La nuit était encore éveillée et le soleil semblait s’être oublié à dormir jusqu’à cette heure-ci. Moussa, lui dormait encore. Lorsque l’aube avait frappé à sa porte, heureusement que sa mère avait veillé au grain. Elle savait que Moussa s’abandonnait très facilement au sommeil comme un Peul entre les mains d’une gamine, capable qu’il est de lui promettre du lait de moustique en plus de celui de ses vaches. Ah les Peuls et leur histoire de lait!
-Moussa… Moussa, tu composes le Bac ce matin non. Il est 7 heures, tu es en retard dèh, avait lancé sa mère.-Encore eux les fils et filles de chiens! ah le soleil des indépendances! avait dit Moussa en sursautant de son lit, avec les paupières encore lourdes.

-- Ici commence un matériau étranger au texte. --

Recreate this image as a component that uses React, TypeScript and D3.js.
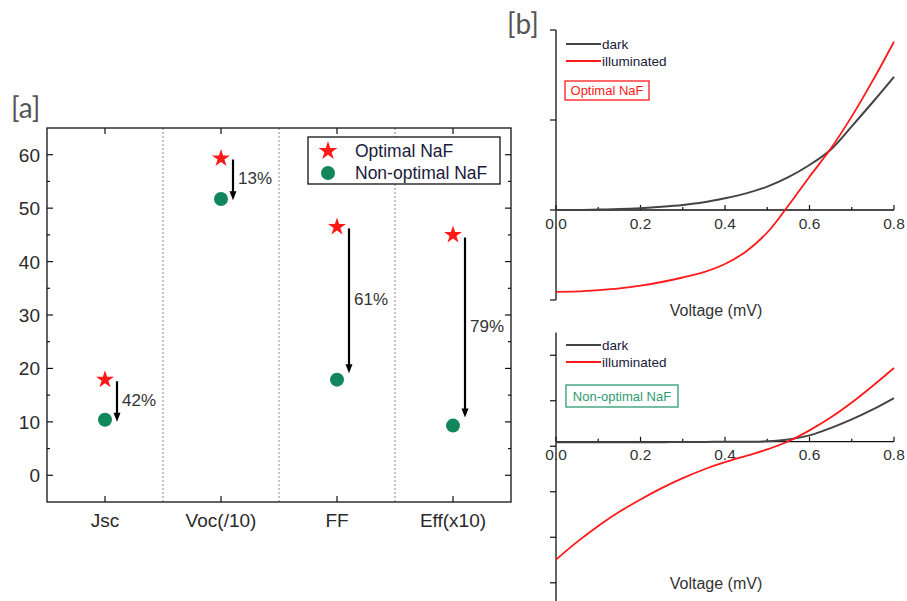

Parler d’indépendance à sa mère. De chiens! Elle sa mère était une chienne, c’est ainsi qu’elle le comprenait. Voici que Moussa n’avait même pas encore eu son Bac qu’il se croyait déjà indépendant tel un fama (roi) et qu’il la traitait depuis de chienne. A ces mots, la maman de Moussa se mit à pleurer toutes les vieilles larmes de son corps rongé par l’arthrose. A vrai dire, aucune larme ne sortait de ses yeux, mais elle pleurait quand même parce que les grandes douleurs sont muettes. Et l’écho de sa voix se faisait entendre, comme tantie Affoué, ce jour-là où son mari furieux l’avait insultée dans la langue du colon. Il avait osé la traiter de » good morning,wife,afternoon ». Certes, elle n’avait jamais compris ce que son mari lui avait dit, mais simplement elle savait que c’était plus grave que quand un enfant dit à un autre » ta maman « . Fallait seulement voir le débit de ses lèvres lorsqu’il la lapidait de » toutes ces injures ». Jamais tantie Affoué n’avait pardonné tout ça à son époux jusqu’à sa mort si récente. Elle en était d’ailleurs morte il paraît.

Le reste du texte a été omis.